The Ba-ka-Nswazwi people are originally Bapedi of Mujaji (Rain Queen). The Bapedi of Mujaji are Kalangas originally from Munomutapa and were ruled by Mugudo. They are found in Tutume, Nswazwi, Marapong, Masunga and Nkange in Botswana.

==History==
The Baka-Nswazwi have been assimilated back over the years into their Kalanga (Bakalanga) culture. In the 18th century they migrated into present-day Botswana from the Polokwane (Pietersburg) area of the present-day Limpopo province. They settled in the Bukalanga area, which was ruled by the Mambo of the Kalanga. The Mambo was later subdued by the forces of Mzilikazi of the Ndebele, who after his death in 1868 was succeeded by his son Lobengula. Lobengula was not favourably disposed to the establishment of the Bechuanaland Protectorate in 1885. He expressed resentment that Khama III should fix the northern border of the protectorate without consulting him.·Lobengula did not believe that the 22° demarcation line had been drawn in London but believed it had been put forward by Khama. Furthermore, he was angry that he had not been consulted before a protectorate was imposed over Bechuanaland.
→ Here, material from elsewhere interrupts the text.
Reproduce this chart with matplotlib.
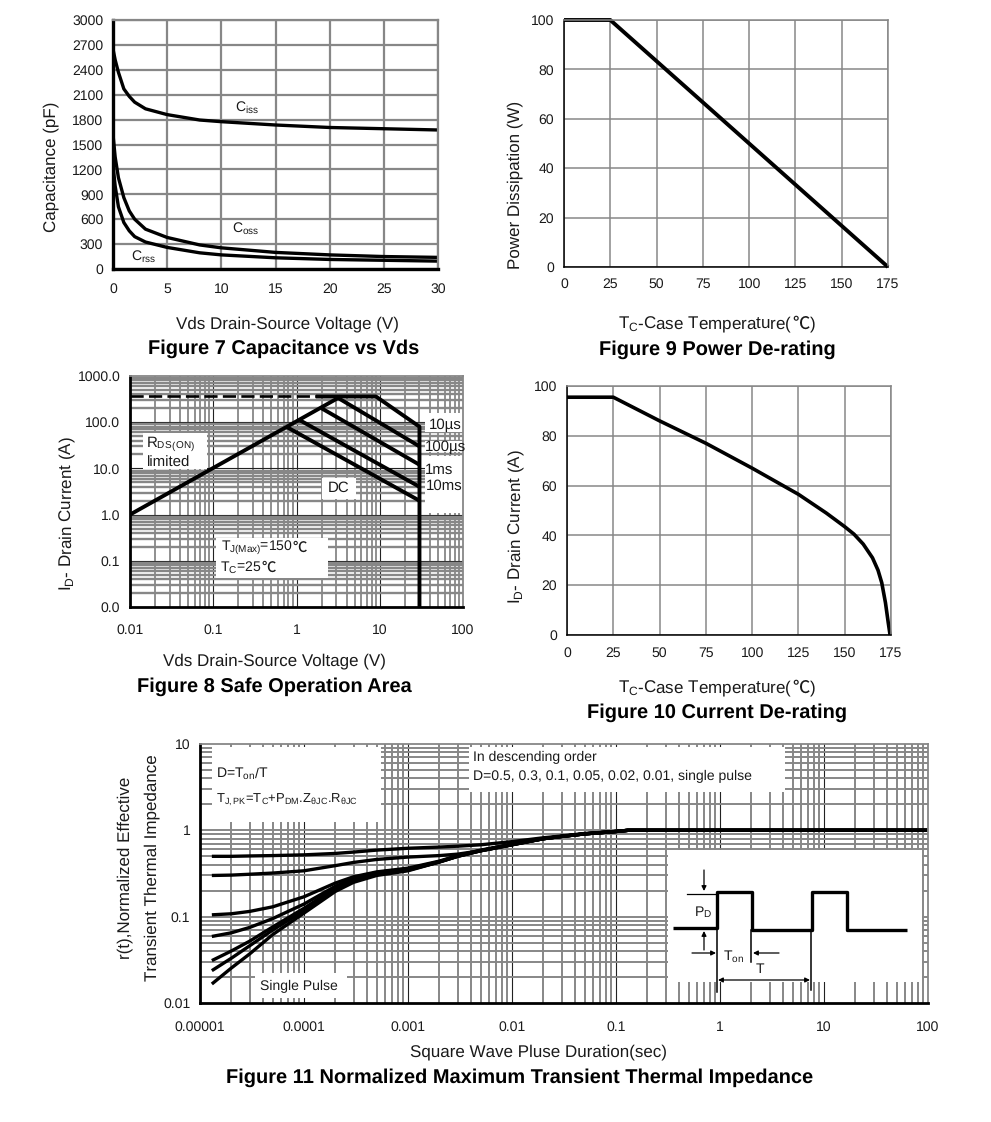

Later they were led by John Nswazwi, who was born in Nswazwi in then Bechuanaland in 1875. John Nswazwi was exiled to Mafikeng in 1947 by the colonial government as a result of a conflict with the Bangwato regent Tshekedi Khama. The Baka-Nswazwi considered themselves independent of Bangwato and that they had only been brought under Bangwato lordship during the creation of the Bechuanaland Protectorate. The Baka-Nswazwi questioned whether they fell within the Protectorate, and indeed under Bangwato in the Bamangwato Territory. This was the gist of their confrontation with Tshekedi Khama, and all other matters that came up were skirmishes around this root cause. Tshekedi Khama was the uncle of Seretse Khama, the first president of Botswana.

Chief Nswazwi died on May 14, 1960. He was buried in Jetjeni and his remains were later transferred to Nswazwi village in 2002.